Starting at the first line of the data, print each line verbatim up to and including the line bearing "const xDecades = [1, 10, 100, 1000];", omitting pictures.
---+---
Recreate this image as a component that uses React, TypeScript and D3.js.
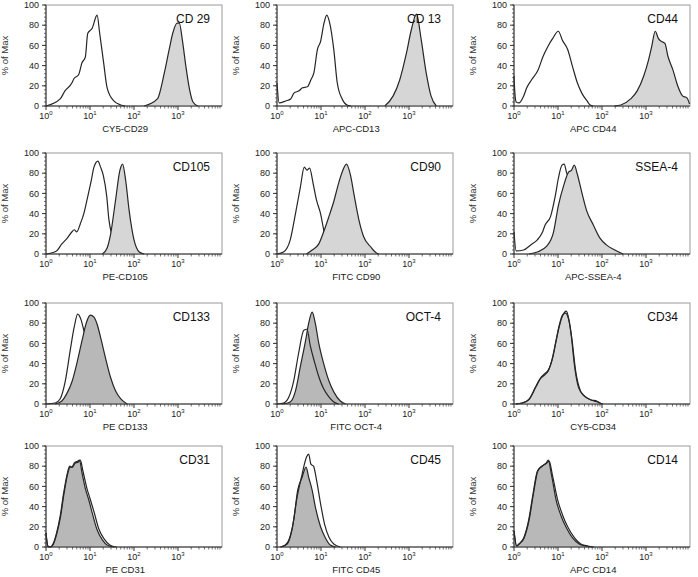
import * as d3 from 'd3';
import { useEffect, useRef } from "react";

type pt = [number, number]; // [fluorescence intensity, % of max]

const markers = ["CD 29", "CD 13", "CD44", "CD105", "CD90", "SSEA-4", "CD133", "OCT-4", "CD34", "CD31", "CD45", "CD14"];
const channels = ["CY5-CD29", "APC-CD13", "APC CD44", "PE-CD105", "FITC CD90", "APC-SSEA-4", "PE CD133", "FITC OCT-4", "CY5-CD34", "PE CD31", "FITC CD45", "APC CD14"];
const yTicks = [0, 20, 40, 60, 80, 100];
const xDecades = [1, 10, 100, 1000];

// isotype control (open) and stained (filled) histograms
const cd29Iso: pt[] = [[1, 0], [2.1, 7], [2.7, 15], [3.9, 23], [4.3, 27], [5.5, 31], [6.6, 43], [7.8, 48], [8.9, 72], [11.2, 77], [14.5, 90], [16.6, 72], [20.4, 43], [24.5, 18], [34.7, 5], [50, 1], [63, 0]];
const cd29Pos: pt[] = [[170, 0], [339, 7], [490, 33], [631, 56], [759, 72], [955, 82], [1072, 82], [1259, 65], [1514, 39], [1820, 17], [2188, 4], [2818, 0]];
const cd13Iso: pt[] = [[1, 23], [1.12, 3], [1.58, 5], [2.04, 7], [2.45, 13], [3.16, 15], [3.8, 18], [4.9, 19], [5.9, 26], [6.9, 33], [8.3, 56], [9.8, 64], [11.7, 82], [13.5, 90], [15.8, 82], [19.5, 56], [23.4, 23], [30.2, 7], [38.9, 1], [47.9, 0]];
const cd13Pos: pt[] = [[282, 0], [437, 10], [617, 26], [871, 52], [1122, 75], [1479, 91], [1905, 65], [2455, 33], [3162, 10], [4169, 0]];
const cd44Iso: pt[] = [[1, 30], [1.05, 12], [1.12, 4], [1.29, 3], [1.66, 10], [1.95, 18], [2.51, 26], [3.55, 36], [4.57, 49], [5.89, 59], [7.59, 67], [10.2, 74], [12.6, 65], [16.6, 56], [21.4, 39], [27.5, 23], [35.5, 12], [45.7, 5], [53.7, 1], [63, 0]];
const cd44Pos: pt[] = [[191, 0], [269, 1], [447, 7], [631, 15], [891, 30], [1148, 46], [1349, 59], [1622, 74], [1905, 67], [2239, 64], [2692, 62], [3162, 49], [4074, 36], [5248, 20], [6761, 10], [8511, 8], [9772, 2]];
const cd105Iso: pt[] = [[1, 0], [1.74, 3], [2.29, 10], [2.95, 15], [3.89, 22], [4.37, 24], [5.01, 22], [6.03, 30], [7.24, 40], [8.91, 57], [10.7, 73], [12.3, 86], [15.1, 92], [17.4, 86], [20, 78], [24, 57], [26.9, 34], [32.4, 17], [38, 7], [45.7, 2], [55, 0]];
const cd105Pos: pt[] = [[19.1, 0], [24.5, 6], [29.5, 20], [38, 53], [47.9, 83], [55, 89], [64.6, 73], [77.6, 43], [100, 14], [132, 2], [170, 0]];
const cd90Iso: pt[] = [[1, 0], [1.41, 2], [2.0, 14], [2.63, 40], [3.39, 66], [4.17, 86], [4.79, 83], [5.5, 85], [6.61, 70], [7.94, 53], [9.77, 40], [11.5, 24], [13.8, 10], [16.2, 2], [19.5, 0]];
const cd90Pos: pt[] = [[4.68, 0], [6.31, 4], [8.91, 10], [11.5, 22], [15.1, 37], [19.5, 52], [25.1, 70], [30.2, 81], [38, 89], [46.8, 78], [56.2, 59], [72.4, 34], [93.3, 17], [135, 7], [182, 1], [204, 0]];
const ssea4Iso: pt[] = [[1, 22], [1.12, 3], [1.66, 4], [2.4, 9], [3.39, 14], [4.37, 21], [5.13, 29], [6.76, 37], [8.71, 58], [10.2, 75], [12.3, 88], [13.8, 89], [15.8, 80], [18.2, 76], [25.1, 60], [39.8, 38], [63.1, 22], [100, 10], [158, 4], [251, 0]];
const ssea4Pos: pt[] = [[2.19, 0], [3.39, 2], [5.62, 8], [7.94, 22], [10.2, 48], [13.5, 68], [17.4, 81], [20.4, 83], [23.4, 88], [27.5, 79], [34.7, 61], [44.7, 43], [63.1, 29], [89.1, 16], [126, 9], [195, 4], [302, 0]];
const cd133Iso: pt[] = [[1, 0], [1.62, 1], [2.09, 5], [2.75, 23], [3.55, 53], [4.37, 76], [5.25, 89], [6.31, 83], [7.24, 73], [8.91, 60], [12.6, 45], [20, 25], [31.6, 10], [50.1, 2], [63.1, 0]];
const cd133Pos: pt[] = [[1.62, 0], [2.29, 3], [2.95, 10], [3.89, 22], [5.01, 40], [6.61, 63], [8.32, 81], [10.2, 88], [12.3, 86], [14.5, 79], [17.4, 66], [22.4, 46], [29.5, 26], [38, 13], [50.1, 5], [64.6, 1], [70.8, 0]];
const oct4Iso: pt[] = [[1, 0], [1.41, 1], [1.86, 7], [2.4, 23], [3.09, 50], [4.07, 73], [4.79, 74], [5.75, 57], [7.08, 42], [8.91, 27], [11.5, 15], [15.1, 7], [19.5, 2], [25.1, 0]];
const oct4Pos: pt[] = [[1.29, 0], [2.0, 2], [2.63, 13], [3.39, 37], [4.47, 63], [5.25, 80], [6.31, 91], [7.41, 80], [8.91, 60], [11.5, 40], [15.1, 23], [19.5, 12], [27.5, 3], [36.3, 0]];
const cd34Iso: pt[] = [[1.1, 0], [1.58, 1], [2.24, 5], [3.16, 17], [3.98, 25], [5.01, 29], [6.03, 33], [7.59, 47], [9.12, 64], [10.7, 78], [12.6, 88], [14.8, 90], [17.4, 84], [20, 68], [23.4, 40], [29.5, 16], [39.8, 8], [56.2, 4], [79.4, 2], [100, 0]];
const cd34Pos: pt[] = [[1.1, 0], [1.51, 1], [2.14, 4], [3.02, 16], [3.89, 25], [5.01, 30], [5.89, 33], [7.59, 46], [9.12, 63], [10.7, 77], [12.6, 87], [15.5, 92], [17.8, 83], [20.9, 63], [25.1, 33], [32.4, 13], [41.7, 7], [57.5, 4], [75.9, 3], [89.1, 1], [105, 0]];
const cd31Iso: pt[] = [[1, 14], [1.1, 1], [1.26, 0], [1.51, 4], [1.78, 14], [2.14, 30], [2.57, 53], [3.02, 70], [3.55, 79], [3.98, 79], [4.57, 83], [5.37, 84], [6.03, 86], [6.92, 75], [8.51, 58], [10, 48], [12.3, 35], [15.8, 18], [20.9, 8], [28.2, 2], [39.8, 0]];
const cd31Pos: pt[] = [[1, 14], [1.1, 1], [1.23, 0], [1.48, 4], [1.74, 14], [2.09, 30], [2.51, 53], [2.95, 70], [3.47, 80], [3.89, 79], [4.37, 83], [5.25, 85], [5.75, 86], [6.61, 73], [7.94, 57], [9.33, 47], [11.2, 34], [14.5, 17], [19.1, 7], [24.5, 2], [35.5, 0]];
const cd45Iso: pt[] = [[1.2, 0], [1.7, 3], [2.19, 17], [2.88, 50], [3.72, 72], [4.68, 89], [5.25, 92], [5.89, 82], [6.76, 80], [7.94, 66], [9.77, 43], [12, 23], [15.1, 10], [19.5, 3], [27.5, 0]];
const cd45Pos: pt[] = [[1.2, 0], [1.55, 2], [1.86, 7], [2.4, 27], [2.95, 56], [3.72, 69], [4.57, 79], [5.25, 69], [6.31, 56], [7.41, 40], [9.77, 20], [12.6, 9], [16.2, 2], [21.4, 0]];
const cd14Iso: pt[] = [[1, 16], [1.15, 1], [1.32, 3], [1.7, 9], [2.19, 26], [2.75, 52], [3.47, 75], [4.37, 80], [5.5, 83], [6.31, 85], [7.41, 72], [9.77, 47], [12.6, 32], [16.6, 20], [22.9, 10], [33.1, 3], [47.9, 1], [66.1, 0]];
const cd14Pos: pt[] = [[1, 16], [1.15, 1], [1.29, 3], [1.66, 9], [2.14, 26], [2.69, 52], [3.39, 75], [4.27, 80], [5.37, 83], [6.03, 86], [7.08, 72], [9.12, 46], [11.7, 31], [15.5, 19], [21.4, 9], [30.2, 3], [42.7, 1], [60.3, 0]];

const isotypes = [cd29Iso, cd13Iso, cd44Iso, cd105Iso, cd90Iso, ssea4Iso, cd133Iso, oct4Iso, cd34Iso, cd31Iso, cd45Iso, cd14Iso];
const stained = [cd29Pos, cd13Pos, cd44Pos, cd105Pos, cd90Pos, ssea4Pos, cd133Pos, oct4Pos, cd34Pos, cd31Pos, cd45Pos, cd14Pos];

// layout / style
const W = 698, H = 577;
const COL_X = [46, 277, 514];
const ROW_Y = [5, 153, 303, 446];
const PW = 176, PH = 101;
const LIGHT = '#d6d6d6', DARK = '#b8b8b8';
const fills = [LIGHT, LIGHT, LIGHT, LIGHT, LIGHT, LIGHT, DARK, DARK, LIGHT, DARK, DARK, DARK];
const isoOnTop = [false, false, false, false, false, false, false, true, true, true, true, true];
const FONT = '"Liberation Sans", Arial, sans-serif';

export default function App() {
    const ref = useRef(null);
    useEffect(() => {
        if (!ref.current) return;
        const svg = d3.select(ref.current);
        svg.selectAll("*").remove();

        markers.forEach((name, i) => {
            const left = COL_X[i % 3];
            const top = ROW_Y[Math.floor(i / 3)];
            const x = d3.scaleLog().domain([1, 10000]).range([0, PW]);
            const y = d3.scaleLinear().domain([0, 100]).range([PH, 0]);
            const g = svg.append('g').attr('transform', `translate(${left}, ${top})`);

            const line = d3.line<pt>().x(d => x(d[0])).y(d => y(d[1])).curve(d3.curveMonotoneX);
            const area = d3.area<pt>().x(d => x(d[0])).y0(y(0)).y1(d => y(d[1])).curve(d3.curveMonotoneX);

            // frame
            g.append('rect').attr('width', PW).attr('height', PH)
                .attr('fill', 'white').attr('stroke', '#9a9a9a').attr('stroke-width', 1);

            const drawIso = () => g.append('path').attr('d', line(isotypes[i]))
                .attr('fill', 'none').attr('stroke', '#262626').attr('stroke-width', 1.2);

            if (!isoOnTop[i]) drawIso();
            g.append('path').attr('d', area(stained[i])).attr('fill', fills[i]);
            g.append('path').attr('d', line(stained[i]))
                .attr('fill', 'none').attr('stroke', '#262626').attr('stroke-width', 1.2);
            if (isoOnTop[i]) drawIso();

            // axes lines
            g.append('line').attr('x1', 0).attr('x2', 0).attr('y1', 0).attr('y2', PH).attr('stroke', '#333');
            g.append('line').attr('x1', 0).attr('x2', PW).attr('y1', PH).attr('y2', PH).attr('stroke', '#333');

            // y ticks
            const yMinor = d3.range(0, 101, 4);
            g.selectAll('.ymin').data(yMinor).enter().append('line')
                .attr('x1', -2).attr('x2', 0).attr('y1', d => y(d)).attr('y2', d => y(d))
                .attr('stroke', '#333').attr('stroke-width', 0.7);
            g.selectAll('.ymaj').data(yTicks).enter().append('line')
                .attr('x1', -4).attr('x2', 0).attr('y1', d => y(d)).attr('y2', d => y(d))
                .attr('stroke', '#333');
            g.selectAll('.ylab').data(yTicks).enter().append('text')
                .attr('x', -7).attr('y', d => y(d)).attr('dy', '0.35em')
                .attr('text-anchor', 'end').style('font', `9px ${FONT}`).attr('fill', '#222')
                .text(d => d);

            // x ticks (log)
            const xMinor: number[] = [];
            xDecades.forEach(dec => d3.range(2, 10).forEach(m => xMinor.push(dec * m)));
            g.selectAll('.xmin').data(xMinor).enter().append('line')
                .attr('x1', d => x(d)).attr('x2', d => x(d)).attr('y1', PH).attr('y2', PH + 2.5)
                .attr('stroke', '#333').attr('stroke-width', 0.7);
            g.selectAll('.xmaj').data(xDecades).enter().append('line')
                .attr('x1', d => x(d)).attr('x2', d => x(d)).attr('y1', PH).attr('y2', PH + 4)
                .attr('stroke', '#333');
            const xl = g.selectAll('.xlab').data(xDecades).enter().append('text')
                .attr('x', d => x(d)).attr('y', PH + 13)
                .attr('text-anchor', 'middle').style('font', `9px ${FONT}`).attr('fill', '#222');
            xl.append('tspan').text('10');
            xl.append('tspan').attr('dy', -4).style('font-size', '6px').text(d => Math.round(Math.log10(d)));

            // labels
            g.append('text').attr('x', PW * 0.45).attr('y', PH + 26)
                .attr('text-anchor', 'middle').style('font', `9.5px ${FONT}`).attr('fill', '#222')
                .text(channels[i]);
            g.append('text')
                .attr('transform', `translate(-38, ${PH / 2}) rotate(-90)`)
                .attr('text-anchor', 'middle').style('font', `9.5px ${FONT}`).attr('fill', '#333')
                .text('% of Max');
            g.append('text').attr('x', PW - 12).attr('y', 18)
                .attr('text-anchor', 'end').style('font', `12px ${FONT}`).attr('fill', '#111')
                .text(name);
        });
    }, []);

    return (
        <svg ref={ref} width={W} height={H} style={{ position: 'absolute', left: 0, top: 0, background: 'white' }}></svg>
    );
}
---+---
» **Final answer**
Recreate this image as a component that uses React, TypeScript and D3.js.
import * as d3 from 'd3';
import { useEffect, useRef } from "react";

type pt = [number, number]; // [fluorescence intensity, % of max]

const markers = ["CD 29", "CD 13", "CD44", "CD105", "CD90", "SSEA-4", "CD133", "OCT-4", "CD34", "CD31", "CD45", "CD14"];
const channels = ["CY5-CD29", "APC-CD13", "APC CD44", "PE-CD105", "FITC CD90", "APC-SSEA-4", "PE CD133", "FITC OCT-4", "CY5-CD34", "PE CD31", "FITC CD45", "APC CD14"];
const yTicks = [0, 20, 40, 60, 80, 100];
const xDecades = [1, 10, 100, 1000];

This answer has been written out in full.